Hay un momento en tu vida en que se te cae, inesperadamente y por primera vez, uno de tus ídolos. Sufres tu primera frustración porque pensabas que los ídolos nunca mueren. Pero te das cuenta de que ellos también son débiles, como tú, y también fallan, como tú, y también se caen como nos caemos todos. Sucede en la política y en el deporte. En el amor. En la amistad. También en la literatura, en la música. El tiempo es demoledor. Hace que el óxido triunfe sobre el brillo, que la decencia termine cediendo a la audiencia y que el dinero se imponga a la honradez. Y rara vez ocurre lo contrario. Lo único que puede contra el tsunami del tiempo es la fe que, pese a todo, mantenemos, con distintas y oscilantes temperaturas, en determinados anhelos y esperanzas.

Son sensaciones que arrastras y te preocupan desde tiempos juveniles, cuando, de manera simultánea, se robustecen creencias y se pierden ingenuidades. Pero como la fe basa su solidez en la irracionalidad, avanza tu vida y mantienes a todo trance la creencia en determinada gente, en sus gestos, en sus aparentes valores, en sus promesas públicas, en sus mensajes de esperanza, aunque, tarde o temprano, te asalten dudas sobre su impostura o su falsedad.

Las dudas comienzan cuando se te vienen abajo estrepitosamente aquellos héroes que, habiéndote deslumbrado al derrotar en la sierra al capitalismo salvaje, se nos han convertido en unos carcamales de cartón piedra, anclados en la regresión más lamentable, atrincherados en los muros de la contumacia senil, aprisionando a todo un pueblo ansioso de libertad. Y pierde fuerza tu fe al ver que también caen algunos rebeldes literarios con causa, modelos de rompedora arquitectura narrativa, innovadores del estilo, devenidos hoy en escribidores del conservadurismo más convencional. O cantautores de cuevas e impudores, que arribaron al éxito que tanto odiaban, dejando en el camino la aureola de la crítica lírica y popular. Pero la fe, insisto, no deja nunca de asistirte, porque si no se te acaba todo, y es así como se mantienen en el panorama en el que vives otros ídolos que renuevan tus esperanzas, gente a la que estás dispuesta a seguir porque la crees de verdad.

Me resulta muy gratificante ver, en medio de un tiempo político de más truhanes que señores, que gente de mi generación, con pelo cano y empeño firme, ande todavía con sus viejas ideas a cuestas, pregonando decencia y manteniendo un raro prestigio profesional, en papeles, pantallas y micrófonos.
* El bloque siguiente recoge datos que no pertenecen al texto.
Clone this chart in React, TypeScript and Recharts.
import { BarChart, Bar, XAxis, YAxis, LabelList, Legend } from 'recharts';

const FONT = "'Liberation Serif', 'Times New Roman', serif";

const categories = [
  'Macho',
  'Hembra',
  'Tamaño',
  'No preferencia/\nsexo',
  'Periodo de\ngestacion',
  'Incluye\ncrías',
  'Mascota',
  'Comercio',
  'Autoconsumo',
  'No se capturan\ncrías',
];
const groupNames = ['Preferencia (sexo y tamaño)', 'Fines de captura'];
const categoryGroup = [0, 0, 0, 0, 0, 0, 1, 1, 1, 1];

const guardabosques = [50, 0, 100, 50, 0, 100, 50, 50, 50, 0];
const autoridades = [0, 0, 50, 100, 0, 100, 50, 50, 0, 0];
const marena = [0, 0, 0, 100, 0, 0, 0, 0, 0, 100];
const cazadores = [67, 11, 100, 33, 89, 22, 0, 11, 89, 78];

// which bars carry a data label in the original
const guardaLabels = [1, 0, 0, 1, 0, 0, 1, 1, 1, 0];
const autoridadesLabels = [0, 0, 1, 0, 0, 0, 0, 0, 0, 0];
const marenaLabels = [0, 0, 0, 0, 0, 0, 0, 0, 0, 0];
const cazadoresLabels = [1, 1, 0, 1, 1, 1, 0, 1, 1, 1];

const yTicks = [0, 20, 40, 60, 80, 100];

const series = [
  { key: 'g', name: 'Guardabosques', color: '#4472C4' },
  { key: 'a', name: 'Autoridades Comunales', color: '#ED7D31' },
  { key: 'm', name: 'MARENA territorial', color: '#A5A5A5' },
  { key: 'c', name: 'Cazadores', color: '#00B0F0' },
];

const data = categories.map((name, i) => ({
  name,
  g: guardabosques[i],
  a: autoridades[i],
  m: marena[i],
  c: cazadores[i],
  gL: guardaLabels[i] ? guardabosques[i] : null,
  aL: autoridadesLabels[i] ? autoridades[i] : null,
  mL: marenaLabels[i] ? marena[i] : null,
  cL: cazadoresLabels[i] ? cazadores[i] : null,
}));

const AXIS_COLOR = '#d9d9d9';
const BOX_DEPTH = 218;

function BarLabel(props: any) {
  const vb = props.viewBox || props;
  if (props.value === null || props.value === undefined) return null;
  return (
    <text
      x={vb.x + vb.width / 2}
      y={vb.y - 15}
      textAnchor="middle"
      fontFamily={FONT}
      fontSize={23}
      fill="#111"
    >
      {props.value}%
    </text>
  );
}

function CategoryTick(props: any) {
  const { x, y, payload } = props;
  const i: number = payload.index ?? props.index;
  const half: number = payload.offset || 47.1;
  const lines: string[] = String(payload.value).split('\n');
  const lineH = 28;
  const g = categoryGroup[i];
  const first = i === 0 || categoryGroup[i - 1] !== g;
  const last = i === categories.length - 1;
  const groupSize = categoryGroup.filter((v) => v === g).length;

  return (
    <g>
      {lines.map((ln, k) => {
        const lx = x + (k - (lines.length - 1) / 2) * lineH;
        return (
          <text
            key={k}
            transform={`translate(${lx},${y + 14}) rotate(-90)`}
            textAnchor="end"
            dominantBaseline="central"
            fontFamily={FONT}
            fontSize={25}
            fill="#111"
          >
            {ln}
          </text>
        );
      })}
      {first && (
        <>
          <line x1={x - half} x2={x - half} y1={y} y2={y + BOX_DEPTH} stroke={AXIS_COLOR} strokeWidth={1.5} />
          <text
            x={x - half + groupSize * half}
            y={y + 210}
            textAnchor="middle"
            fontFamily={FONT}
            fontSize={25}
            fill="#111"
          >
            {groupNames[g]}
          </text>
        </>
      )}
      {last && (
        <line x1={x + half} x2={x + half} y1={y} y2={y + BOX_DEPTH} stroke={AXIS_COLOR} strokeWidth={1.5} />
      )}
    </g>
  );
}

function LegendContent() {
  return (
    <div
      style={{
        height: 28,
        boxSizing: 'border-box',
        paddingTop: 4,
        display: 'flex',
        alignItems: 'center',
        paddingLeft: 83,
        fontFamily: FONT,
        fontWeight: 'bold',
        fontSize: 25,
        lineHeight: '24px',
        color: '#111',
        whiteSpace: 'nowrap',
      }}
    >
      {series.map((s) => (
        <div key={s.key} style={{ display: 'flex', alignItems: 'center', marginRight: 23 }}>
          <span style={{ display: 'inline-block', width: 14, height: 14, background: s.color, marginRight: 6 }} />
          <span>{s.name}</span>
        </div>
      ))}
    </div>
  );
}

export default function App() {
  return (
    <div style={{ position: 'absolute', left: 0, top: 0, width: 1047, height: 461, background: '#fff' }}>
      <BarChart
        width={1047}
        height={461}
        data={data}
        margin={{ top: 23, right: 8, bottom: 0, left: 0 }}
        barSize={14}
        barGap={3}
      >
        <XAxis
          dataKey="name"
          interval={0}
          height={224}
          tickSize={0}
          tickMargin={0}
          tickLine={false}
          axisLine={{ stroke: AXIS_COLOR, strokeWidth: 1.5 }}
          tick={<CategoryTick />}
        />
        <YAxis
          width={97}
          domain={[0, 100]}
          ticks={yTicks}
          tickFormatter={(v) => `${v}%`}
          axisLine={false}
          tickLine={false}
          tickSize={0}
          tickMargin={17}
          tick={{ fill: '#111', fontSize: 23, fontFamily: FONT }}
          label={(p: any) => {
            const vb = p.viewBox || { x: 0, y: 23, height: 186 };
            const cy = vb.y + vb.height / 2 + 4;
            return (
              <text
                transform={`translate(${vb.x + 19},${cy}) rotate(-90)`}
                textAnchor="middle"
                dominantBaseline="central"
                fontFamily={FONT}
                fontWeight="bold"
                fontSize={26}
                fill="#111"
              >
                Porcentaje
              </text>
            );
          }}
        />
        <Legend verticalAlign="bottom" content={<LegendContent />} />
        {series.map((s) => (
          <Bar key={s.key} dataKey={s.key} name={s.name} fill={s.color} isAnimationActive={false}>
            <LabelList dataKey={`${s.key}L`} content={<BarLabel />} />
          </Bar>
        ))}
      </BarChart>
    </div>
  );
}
Son admirables, pero se les contempla como raros especímenes de una época superada. En los tiempos en que se gestaba la democracia que ahora tenemos, a las ideas las llamábamos ideales, o valores, o fe en un futuro mejor, no sé, pero el caso es que queríamos creer en algo, y de hecho creíamos en cosas que terminaron llegando. Sin ningún mérito añadido que el de afrontar cada día como buenamente podíamos el reto de abandonar un sistema represor para entrar en un sistema de libertades, fuimos andando el camino, creyendo a quienes nos decían que íbamos en la dirección correcta. Hoy, porque sabemos que seguimos necesitándolos, reclamamos de nuevo a otros ídolos más veraces y creíbles, menos tramposos que los que tenemos; líderes que nos ilusionen otra vez y, sobre todo, que quieran librarnos de verdad de esta pesadilla económica, política y social en que vivimos.

Pero me temo que va a ser muy difícil. Sólo obtendremos señales de humo de sus buenas intenciones cuando nos pidan otra vez el voto. Entonces nos prometerán por enésima vez que si les firmamos en blanco acabarán con el paro. Nos llenarán la cabeza de pájaros. Nos entusiasmarán y nos harán bailar y cantar cuando asistamos entusiasmados a su victoria. Volveremos a tener fe, qué duda cabe. Aunque, pese a que tengo demostrado ser persona optimista, no puedo sustraerme a contarles, muy sintetizado, un viejo y descorazonador cuento que, aún siendo una bastedad por la que pido perdón, resulta muy ilustrativo. A un buen ciudadano con la piedra al cuello, desesperado, traicionado, arruinado, acabado, se le apareció súbitamente un tipo mal encarado que le prometió larga vida y felicidad si firmaba con él un pacto diabólico. Agáchate, le dijo. Firmaron. Luego le preguntó: ¿cuántos años tienes? Tantos, le respondió la víctima. ¿Y todavía crees en el demonio?